With Boston’s Central Artery as my starting point, I honed in on two other examples of constructed roadways whose physical presences and legacies varied from that in Boston: Chicago’s classically-decorated and still-in-use Wacker Drive, and New York’s West Side Elevated Highway, an Art Deco hulk torn down in the 1990s. All three of these examples were designed in the early twentieth century, but faced hurdles about aesthetics, route, and cost that delayed their implementation; and that ultimately provoked their later reconsideration. Modern Mobility Aloft argues that these constructed roads synthesized architecture and engineering at the scale of the American city, and announced the importance of modern mobility to drivers and streetgoers in prominent visual and experiential terms. The book connects debates about design and transportation across disciplines, showing how the infancy of the automobile age laid the groundwork for landscapes and challenges that linger with us still.

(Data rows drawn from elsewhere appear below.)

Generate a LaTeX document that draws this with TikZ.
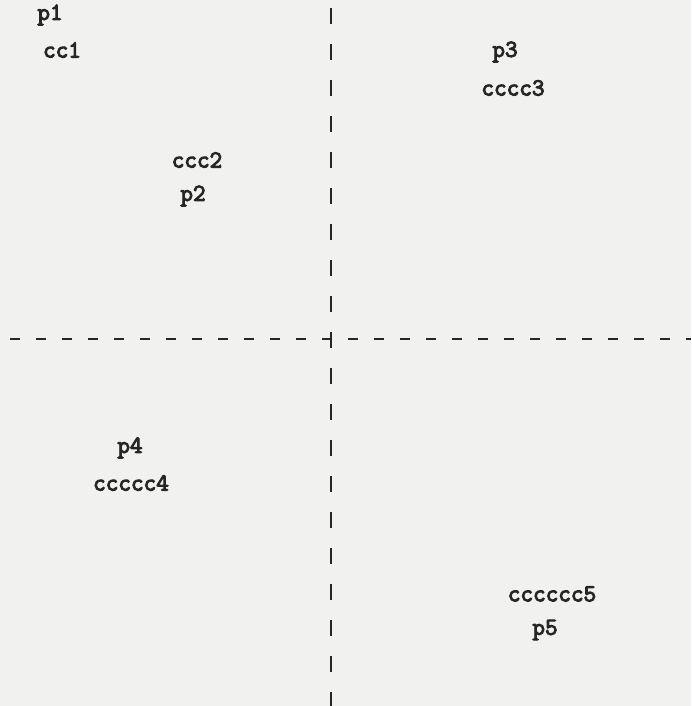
\documentclass[tikz,border=0pt]{standalone}
\usepackage{fontspec}
\newfontfamily\courish[FakeBold=4]{Latin Modern Mono}
\definecolor{paper}{HTML}{F1F1EF}
\definecolor{ink}{HTML}{262626}
\begin{document}
\begin{tikzpicture}[x=1pt,y=-1pt,
  lbl/.style={inner sep=0pt,text=ink,font=\courish\fontsize{24.5}{26}\selectfont},
  hdash/.style={draw=ink,line width=2.6pt,dash pattern=on 10pt off 16pt},
  vdash/.style={draw=ink,line width=2.6pt,dash pattern=on 16pt off 20pt}]
\fill[paper] (0,0) rectangle (691,706);
\useasboundingbox (0,0) rectangle (691,706);
\coordinate (hl) at (10,339);
\coordinate (hr) at (691,339);
\coordinate (vt) at (331,8);
\coordinate (vb) at (331,706);
\draw[hdash] (hl) -- (hr);
\draw[vdash] (vt) -- (vb);
\node[lbl] (p1) at (50,15) {p1};
\node[lbl] (cc1) at (62,50) {cc1};
\node[lbl] (ccc2) at (197,160) {ccc2};
\node[lbl] (p2) at (193,196) {p2};
\node[lbl] (p3) at (505,52) {p3};
\node[lbl] (cccc3) at (513,88) {cccc3};
\node[lbl] (p4) at (130,448) {p4};
\node[lbl] (ccccc4) at (131,483) {ccccc4};
\node[lbl] (cccccc5) at (552,594) {cccccc5};
\node[lbl] (p5) at (545,630) {p5};
\end{tikzpicture}
\end{document}
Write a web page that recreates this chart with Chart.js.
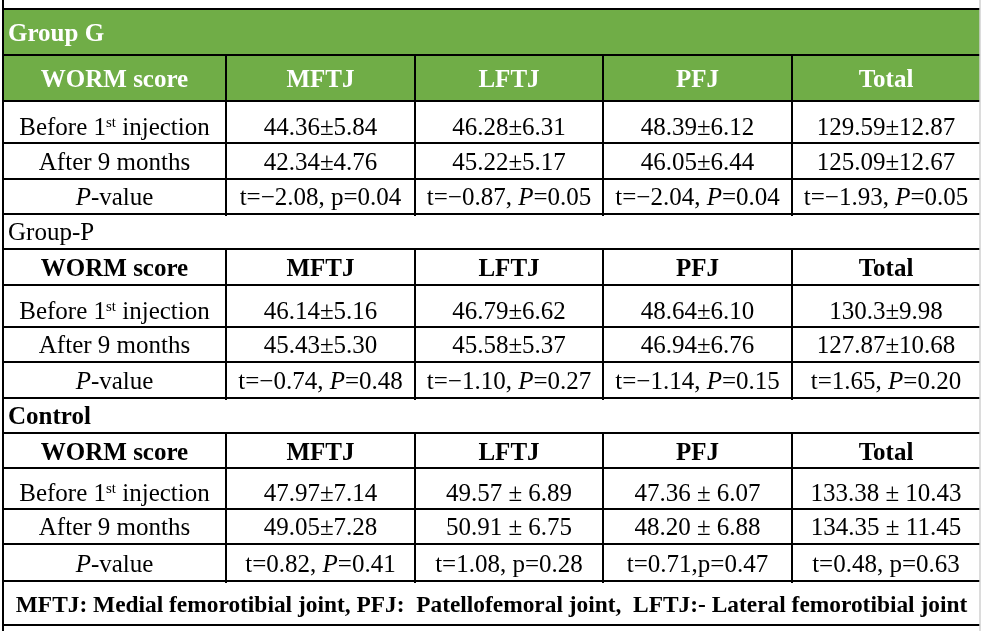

Here are some things that can be learned from studying early urban elevated highways:

  • Before federal highway legislation, many highway initiatives originated locally to respond to local concerns for socio-economic and physical progress.
  • Early 20th century architects, engineers, science-fiction writers, and municipal leaders shared enthusiasm for utopian visions of multi-level streets weaving between and through soaring skyscrapers.
  • The insertion of elevated highways in existing cities became one way of realizing pieces of these utopian schemes.
  • Elevated railroads foretold some of the organizational, visual, and experiential problems of elevated highways, but did not dissuade planners from pursuing them.
  • Architects design more than buildings: high-profile designers planned highway superstructures, on-ramps, guardrails, sculptural reliefs, light fixtures, and balustrades.
  • Connections matter: design and transportation consultants brought similar ideas from place to place, spreading certain patterns across diverse landscapes.
  • Architectural modernity can be conveyed by many different visual languages.
  • The examples in Chicago, New York, and Boston define a pattern that is also visible in many other American cities.
  • Early elevated highways foreshadowed patterns of automobile prioritization and social displacement that came to characterize later federal road-planning approaches.
  • Impacted cities still sport the vestiges of early elevated highways—with varying incarnations of automobile dominance, architectural denial, and visible scars defining 21st century urban landscapes.

So, in many ways, American cities served as the testing grounds for new ideas about modern transportation, architecture, and urbanism. Early elevated highways combined these concepts in singular forms. Before highways stretched across the national landscape, they soared above individual cities, providing exciting yet contradictory visions of expected futures.